L’indagine archeologica riguarda infatti un vasto periodo storico, dal VI sec. a.C. al XIV, cioè dal santuario etrusco alla chiesa di San Pietro “in vetere”. Il “Fanum Voltumnae”, influente dal VI al IV sec.a.C., dopo la prevalenza di Roma nel III sec.a.C., riuscì a mantenere vitalità in età romana repubblicana e imperiale. Trasformatosi successivamente in luogo di culto cristiano, in epoca medievale fu anche “campus nundinarum”, adibito allo svolgimento di mercati stagionali.

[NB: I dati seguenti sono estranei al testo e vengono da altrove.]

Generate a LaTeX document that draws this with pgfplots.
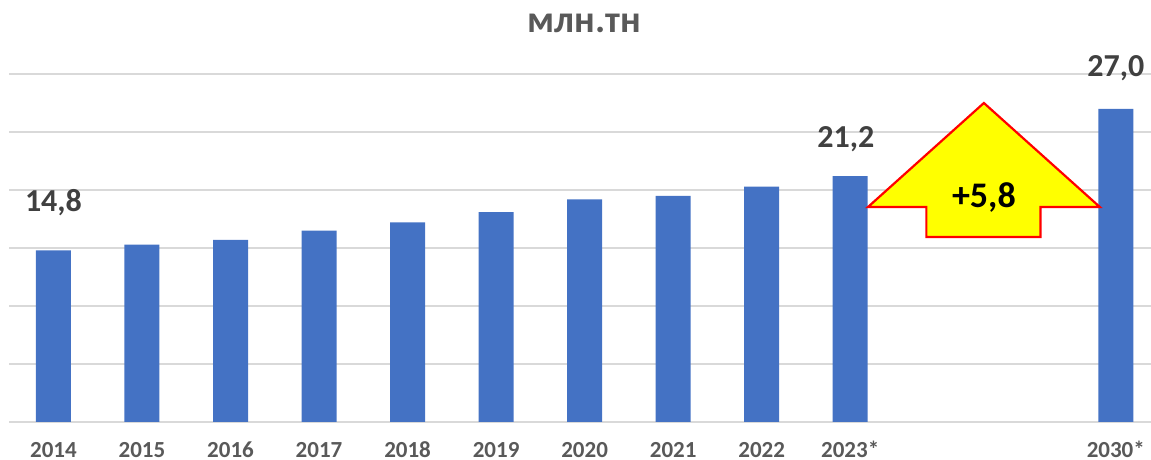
\documentclass[border=0pt]{standalone}
\usepackage{fontspec}
\setmainfont{Carlito}
\usepackage{pgfplots}
\pgfplotsset{compat=1.18}
\definecolor{barblue}{HTML}{4472C4}
\definecolor{gridgray}{HTML}{D9D9D9}
\definecolor{ticktext}{HTML}{595959}
\definecolor{labeltext}{HTML}{404040}
\definecolor{arrowyellow}{HTML}{FFFF00}
\begin{document}
\begin{tikzpicture}
\path[use as bounding box] (-4.6pt,-19pt) rectangle (570.9pt,211pt);
\begin{axis}[
  at={(0pt,0pt)}, anchor=south west,
  scale only axis,
  width=571pt, height=174pt,
  xmin=-0.5, xmax=12.4,
  ymin=0, ymax=30,
  clip=false,
  axis line style={draw=none},
  major tick length=0pt,
  ytick={0,5,10,15,20,25,30},
  yticklabels={},
  ymajorgrids=true,
  grid style={gridgray, line width=0.8pt},
  xtick={0,1,2,3,4,5,6,7,8,9,12},
  xticklabels={2014,2015,2016,2017,2018,2019,2020,2021,2022,2023*,2030*},
  xticklabel style={anchor=base, yshift=-17.6pt, inner sep=0pt, font=\fontsize{11.5pt}{13pt}\selectfont\bfseries, text=ticktext},
]
\addplot[ybar, bar width=17.5pt, fill=barblue, draw=none] coordinates {
  (0,14.8) (1,15.3) (2,15.7) (3,16.5) (4,17.2) (5,18.1) (6,19.2) (7,19.5) (8,20.3) (9,21.2) (12,27.0)
};
\node[text=labeltext, font=\fontsize{16pt}{18pt}\selectfont\bfseries] at (axis cs:0,18.9) {14,8};
\node[text=labeltext, font=\fontsize{16pt}{18pt}\selectfont\bfseries] at (axis cs:8.95,24.4) {21,2};
\node[text=labeltext, font=\fontsize{16pt}{18pt}\selectfont\bfseries] at (axis cs:12,30.5) {27,0};
\draw[red, line width=1.1pt, fill=arrowyellow, line join=miter]
  (axis cs:9.2,18.53) -- (axis cs:10.51,27.5) -- (axis cs:11.82,18.53)
  -- (axis cs:11.15,18.53) -- (axis cs:11.15,15.95) -- (axis cs:9.86,15.95)
  -- (axis cs:9.86,18.53) -- cycle;
\node[text=black, font=\fontsize{18pt}{20pt}\selectfont\bfseries] at (axis cs:10.51,19.35) {+5,8};
\end{axis}
\node[text=ticktext, font=\fontsize{19pt}{21pt}\selectfont\bfseries] at (287.4pt,199.5pt) {млн.тн};
\end{tikzpicture}
\end{document}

Una base lapidea di statua bronzea, rapinata dai conquistatori romani, accompagna il visitatore nel cuore della mostra. Incisa sulla base, una lunga iscrizione in lingua etrusca databile al 510 a.C. ha rivelato il nome con cui gli Etruschi chiamavano il santuario, definito appunto “Luogo Celeste”. Il percorso prende avvio dal periodo di maggiore fioritura, fra VI e IV sec. a.C., con un’ampia selezione di reperti di eccezionale qualità tra cui un braccio di grandi dimensioni appartenente a una statua di culto, teste femminili in terracotta e preziosi vasi greci.
In un’importante sezione dedicata alla Via Sacra, vengono mostrati altari, frammenti marmorei greci e terrecotte architettoniche. Numerose basi in pietra documentano quanto ricordato da Plinio: il saccheggio di oltre duemila statue di bronzo da parte dei Romani al momento della presa della città e ulteriori materiali attestano la continuità di culto non solo in epoca romana, ma anche in età cristiana con testimonianze di quella che è stata riconosciuta come la Chiesa di San Pietro in Vetere, eretta fra XII e XIII secolo.
L’ultimo documento che menziona la Chiesa risale al 1350, data che coincide con la deposizione multipla di vittime della peste nera del 1348. In seguito, il sito continuò ad essere sede di mercati e proprio a ciò si deve l’attuale toponimo Campo della Fiera.
Completa la mostra, l’esposizione di numerose monete rinvenute negli scavi che narrano più di 2000 anni di storia, dai bronzi premonetali di V sec. a.C. ai 10 centesimi di Vittorio Emanuele III.